Over the past five years, we've all heard stories from the United States regarding the use of residential real estate as an ATM. That story didn't end well, did it? From what we're seeing in Canada, this could well be our future.
To put Canada’s current credit and housing situation into perspective, let's take a quick look at data from the Federal Reserve Bank of New York as published in their recently released Quarterly Report on Household Debt and Credit for the first quarter of 2012.
Here is a graph showing the rapid rise in total consumer credit from the first quarter of 2003 and the drop in outstanding credit from the middle of 2008 onward:
Notice the little purple wedge? That shows the growth in HELOCs or Home Equity Lines of Credit. That wedge is showing the use of residential real estate as a money-creating machine, a machine that gave the illusion of wealth to home owners. While the graph doesn't show it very well, the size of HELOC indebtedness has actually dropped by 14.3 percent from its peak in 2008 after a dramatic rise from 2003. Household mortgages (in orange) have also dropped by 11.9 percent from their peaks in 2008.
Here is an interesting if not slightly scary (but rather pretty) graph:
This graph shows the delinquency status for loans of all types with the most seriously delinquent loans in red-orange and the current or non-delinquent loans in dark green. Way back in the wonder years of 2003 to 2007, less than 5 percent of all loans were delinquent by 30 days or more. By the middle of 2009 and early 2010, that had more than doubled to nearly 11 percent. Right now, 9.3 percent of outstanding debt is in some stage of delinquency totalling $1.06 trillion, down from 9.8 percent just three months earlier. More than $796 billion worth of loans are considered seriously delinquent; these are the loans that are at least 90 days late.
Here is a graph showing the percentage of loan types that are more than 90 days delinquent:
Notice the purple line? That line represents HELOCs. Up until the beginning of 2006, holders of HELOCs were basically non-delinquent. That is for one reason alone as shown on this graph:
That's right, it was the seeming never-ending rise in housing prices that kept HELOC borrowers current. As the value of housing rose, homeowners kept borrowing against the rising value of the properties that they were renting from their local bank. HELOC delinquencies quickly rose to just under 5 percent and show no sign of declining any time soon. In sharp contrast, despite the massive number of foreclosures in the United States, you'll notice that even the number of seriously delinquent mortgages has dropped from around 9 percent to around 7 percent.

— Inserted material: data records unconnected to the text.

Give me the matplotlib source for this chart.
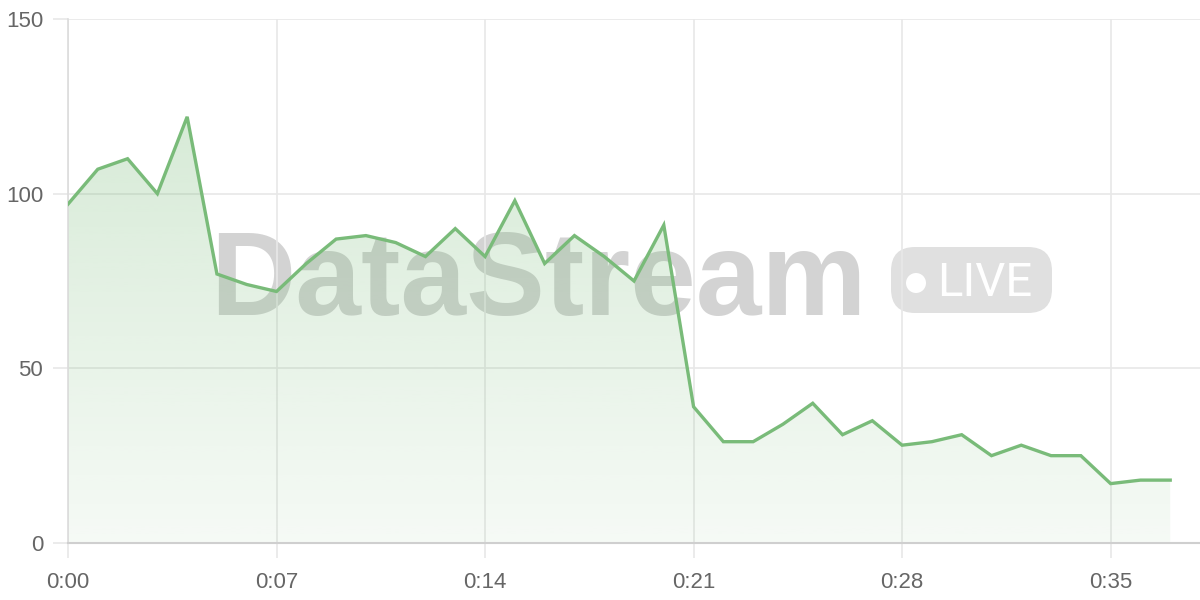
import numpy as np
import matplotlib
matplotlib.use("Agg")
import matplotlib.pyplot as plt
from matplotlib.patches import FancyBboxPatch, Circle

# seconds since start and the live values
seconds = list(range(38))
values = [97, 107, 110, 100, 122, 77, 74, 72, 80, 87,
          88, 86, 82, 90, 82, 98, 80, 88, 82, 75,
          91, 39, 29, 29, 34, 40, 31, 35, 28, 29,
          31, 25, 28, 25, 25, 17, 18, 18]
tick_secs = [0, 7, 14, 21, 28, 35]
tick_labels = ["0:%02d" % s for s in tick_secs]
y_ticks = [0, 50, 100, 150]

line_color = "#79bb79"
grid_color = "#e8e8e8"
text_color = "#666666"

plt.rcParams['font.family'] = ['Liberation Sans', 'DejaVu Sans']

fig = plt.figure(figsize=(12, 6), dpi=100)
ax = fig.add_axes([68 / 1200, 57 / 600, 1 - 68 / 1200, 524 / 600])

ax.set_xlim(0, 38)
ax.set_ylim(0, 150)

# gradient area under the line
grad = np.linspace(0, 1, 256).reshape(-1, 1)
rgba = np.zeros((256, 1, 4))
rgba[..., :3] = matplotlib.colors.to_rgb(line_color)
rgba[..., 3] = 0.07 + 0.28 * grad
img = ax.imshow(rgba, extent=[0, seconds[-1], 0, 150], origin='lower',
                aspect='auto', zorder=1, interpolation='bilinear')
poly = ax.fill_between(seconds, values, 0, color='none')
img.set_clip_path(poly.get_paths()[0], transform=ax.transData)

ax.plot(seconds, values, color=line_color, linewidth=2.4, zorder=3,
        solid_joinstyle='miter')

# watermark (behind grid and fill)
ax.text(210 / 1200, (600 - 315) / 600, "DataStream", transform=fig.transFigure,
        fontsize=85, fontweight='bold', color='#d3d3d3',
        ha='left', va='baseline', zorder=0.2, clip_on=False)
badge = FancyBboxPatch((8.91, 2.87), 1.61, 0.66, boxstyle="round,pad=0,rounding_size=0.24",
                       transform=fig.dpi_scale_trans, facecolor='#e0e0e0', edgecolor='none',
                       zorder=0.2, clip_on=False)
ax.add_patch(badge)
ax.add_patch(Circle((9.16, 3.17), 0.10, transform=fig.dpi_scale_trans, facecolor='white',
                    edgecolor='none', zorder=0.3, clip_on=False))
ax.text(9.37, 3.04, "LIVE", transform=fig.dpi_scale_trans, fontsize=34,
        family=['Roboto', 'DejaVu Sans'], color='white', ha='left', va='baseline',
        zorder=0.3, clip_on=False)

ax.set_xticks(tick_secs)
ax.set_xticklabels(tick_labels)
ax.set_yticks(y_ticks)
ax.grid(True, color=grid_color, linewidth=1.2)
ax.set_axisbelow(True)
ax.tick_params(axis='both', colors=grid_color, labelcolor=text_color, labelsize=16,
               length=11, width=1.2)
ax.tick_params(axis='x', pad=10)
ax.tick_params(axis='y', pad=7)

for side in ['top', 'right']:
    ax.spines[side].set_visible(False)
ax.spines['left'].set_color('#dcdcdc')
ax.spines['left'].set_linewidth(1.2)
ax.spines['bottom'].set_color('#cfcfcf')
ax.spines['bottom'].set_linewidth(1.5)

fig.savefig("out.png", dpi=100)
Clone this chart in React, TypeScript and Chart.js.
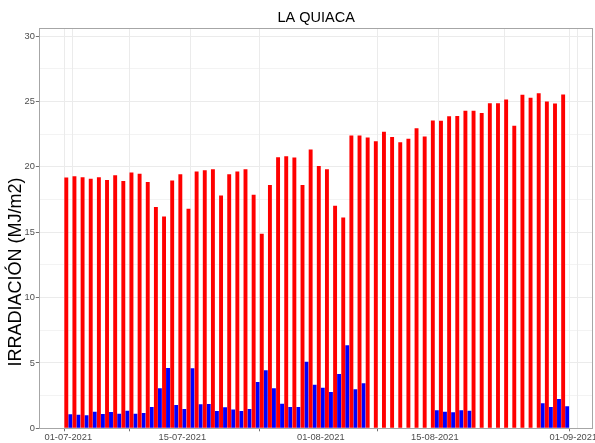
import React, { useEffect, useRef } from 'react';
import { Chart, registerables } from 'chart.js';

Chart.register(...registerables);

const TITLE = 'LA QUIACA';
const Y_TITLE = 'IRRADIACIÓN (MJ/m2)';

// Daily values, 01-07-2021 .. 31-08-2021
const redValues = [
  19.18, 19.28, 19.2, 19.1, 19.2, 19.0, 19.35, 18.92, 19.56, 19.48,
  18.85, 16.93, 16.21, 18.95, 19.43, 16.8, 19.64, 19.74, 19.81, 17.8,
  19.43, 19.64, 19.81, 17.87, 14.88, 18.62, 20.73, 20.81, 20.71, 18.62,
  21.32, 20.07, 19.81, 17.03, 16.13, 22.39, 22.39, 22.24, 21.96, 22.68,
  22.29, 21.88, 22.16, 22.95, 22.32, 23.54, 23.52, 23.87, 23.9, 24.29,
  24.29, 24.13, 24.87, 24.87, 25.15, 23.14, 25.51, 25.28, 25.63, 25.0,
  24.85, 25.53,
];

const blueValues = [
  1.07, 1.04, 1.0, 1.27, 1.1, 1.25, 1.12, 1.35, 1.12, 1.17,
  1.63, 3.06, 4.62, 1.79, 1.48, 4.6, 1.84, 1.86, 1.33, 1.61,
  1.43, 1.33, 1.48, 3.55, 4.44, 3.06, 1.88, 1.63, 1.63, 5.1,
  3.34, 3.11, 2.78, 4.16, 6.36, 2.99, 3.45, null, null, null,
  null, null, null, null, null, 1.38, 1.27, 1.23, 1.38, 1.35,
  null, null, null, null, null, null, null, null, 1.92, 1.63,
  2.24, 1.69,
];

// day offsets from 01-07-2021
const xMajorDays = [0, 14, 31, 45, 62];
const xMajorLabels = ['01-07-2021', '15-07-2021', '01-08-2021', '15-08-2021', '01-09-2021'];
const xMinorDays = [1, 16, 46, 61];

const yMajorTicks = [0, 5, 10, 15, 20, 25, 30];
const yMinorTicks = [2.5, 7.5, 12.5, 17.5, 22.5, 27.5];

const FONT = '"Liberation Sans", Arial, sans-serif';

export default function App() {
  const canvasRef = useRef<HTMLCanvasElement | null>(null);

  useEffect(() => {
    const canvas = canvasRef.current;
    if (!canvas) return;

    const days = redValues.map((_, i) => i);

    const panelPlugin = {
      id: 'panelPlugin',
      afterDatasetsDraw(chart: any) {
        const { ctx, chartArea } = chart;
        ctx.save();
        ctx.strokeStyle = '#a6a6a6';
        ctx.lineWidth = 1;
        ctx.strokeRect(
          Math.round(chartArea.left) + 0.5,
          Math.round(chartArea.top) + 0.5,
          Math.round(chartArea.right - chartArea.left) - 1,
          Math.round(chartArea.bottom - chartArea.top)
        );
        ctx.restore();
      },
      afterDraw(chart: any) {
        const { ctx } = chart;
        ctx.save();
        ctx.font = `18px ${FONT}`;
        ctx.fillStyle = '#000000';
        ctx.textAlign = 'center';
        ctx.textBaseline = 'middle';
        ctx.translate(16, 272);
        ctx.rotate(-Math.PI / 2);
        ctx.fillText(Y_TITLE, 0, 0);
        ctx.restore();
      },
    };

    const chart = new Chart(canvas, {
      type: 'bar',
      data: {
        datasets: [
          {
            label: 'red',
            data: redValues.map((v, i) => ({ x: days[i], y: v })),
            backgroundColor: '#FF0000',
            borderWidth: 0,
            categoryPercentage: 0.98,
            barPercentage: 0.98,
          },
          {
            label: 'blue',
            data: blueValues.map((v, i) => ({ x: days[i], y: v })),
            backgroundColor: '#0000FF',
            borderWidth: 0,
            categoryPercentage: 0.98,
            barPercentage: 0.98,
          },
        ],
      },
      options: {
        animation: false,
        responsive: false,
        devicePixelRatio: 1,
        layout: { padding: { left: 0, right: 2, top: 0, bottom: 0 } },
        plugins: {
          legend: { display: false },
          tooltip: { enabled: false },
          title: {
            display: true,
            text: TITLE,
            fullSize: false,
            color: '#000000',
            font: { family: FONT, size: 14.5, weight: 'normal' },
            padding: { top: 8.8, bottom: 2.1 },
          },
        },
        scales: {
          x: {
            type: 'linear',
            min: -3.56,
            max: 64.42,
            offset: false,
            border: { display: false },
            afterBuildTicks: (scale: any) => {
              scale.ticks = [...xMajorDays, ...xMinorDays]
                .sort((a, b) => a - b)
                .map((v) => ({ value: v }));
            },
            afterFit: (scale: any) => {
              scale.height = 14.7;
              scale.paddingLeft = 0;
              scale.paddingRight = 0;
            },
            grid: {
              color: '#ebebeb',
              lineWidth: 1,
              drawTicks: true,
              tickLength: 3,
              tickColor: (ctx: any) =>
                ctx.tick && xMajorDays.includes(ctx.tick.value) ? '#707070' : 'rgba(0,0,0,0)',
            },
            ticks: {
              autoSkip: false,
              maxRotation: 0,
              minRotation: 0,
              padding: 1,
              color: '#4d4d4d',
              font: { family: FONT, size: 9.3 },
              callback: (value: any) => {
                const i = xMajorDays.indexOf(Number(value));
                return i >= 0 ? xMajorLabels[i] : '';
              },
            },
          },
          y: {
            type: 'linear',
            min: 0,
            max: 30.6,
            border: { display: false },
            afterBuildTicks: (scale: any) => {
              scale.ticks = [...yMajorTicks, ...yMinorTicks]
                .sort((a, b) => a - b)
                .map((v) => ({ value: v }));
            },
            afterFit: (scale: any) => {
              scale.width = 39.3;
              scale.paddingTop = 0;
              scale.paddingBottom = 0;
            },
            grid: {
              color: '#ebebeb',
              lineWidth: (ctx: any) =>
                ctx.tick && yMajorTicks.includes(ctx.tick.value) ? 1 : 0.6,
              drawTicks: true,
              tickLength: 3.5,
              tickColor: (ctx: any) =>
                ctx.tick && yMajorTicks.includes(ctx.tick.value) ? '#707070' : 'rgba(0,0,0,0)',
            },
            ticks: {
              padding: 1,
              color: '#4d4d4d',
              font: { family: FONT, size: 9.3 },
              callback: (value: any) =>
                yMajorTicks.includes(Number(value)) ? String(value) : '',
            },
          },
        },
      } as any,
      plugins: [panelPlugin],
    });

    return () => {
      chart.destroy();
    };
  }, []);

  return (
    <div
      style={{
        position: 'fixed',
        left: 0,
        top: 0,
        width: 595,
        height: 443,
        background: '#ffffff',
      }}
    >
      <canvas ref={canvasRef} width={595} height={443} style={{ width: 595, height: 443 }} />
    </div>
  );
}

Lastly, let's look at a graph that shows the number of new foreclosures and bankruptcies since Q1 2003:
You'll notice right away that the number of new foreclosures (in blue) rose very rapidly starting in mid-2006 and only began to drop at the end of 2010. Even now, the number of new foreclosures is well above normal inter-recessional levels. Welcome to Canada's future.
Now, let's look at Canada's credit situation shown in these two graphs:
Now that we've seen the corner that Canadian borrowers are backing themselves into, let's look at how one Canadian bank is handling the looming debt crisis in light of the fact that right now, 9.3 percent of loans in the United States are in some stage of delinquency. At the end of 2011, TD Bank had $73,601 million worth of residential mortgages and $97,512 million worth of consumer and personal credit. Of this, only $331 million of residential mortgages were considered "impaired", only 0.45 percent of the total outstanding. As well, only $361 million of the consumer and personal credit was considered impaired, only 0.37 percent of the total. What if TD Bank ended up in a situation where the real estate market collapsed as it did in the United States and consumers ended up well underwater? TD Bank has set aside $1,465 million as a provision for credit losses or 0.856 percent of all outstanding mortgage and consumer debt. That is a far cry from what would be required if the Canadian real estate market suffered a major price readjustment. Right now, the only thing saving the bacon of Canada's banking system is this prolonged period of low interest rates; when consumers find that their monthly payments take a sudden jump to unaffordability, the situation in Canada could mimic what has happened in the United States since 2006 and Canada’s banks could find themselves in possession of a pile of unoccupied residential property.
Canadians and Canada's banks should be learning a lesson from our neighbours to the south. American real estate consumers were lulled into a false sense of invulnerability. Such was not the case and unfortunately, millions of American households have paid the very painful price of over-borrowing. Next up to bat – Canada.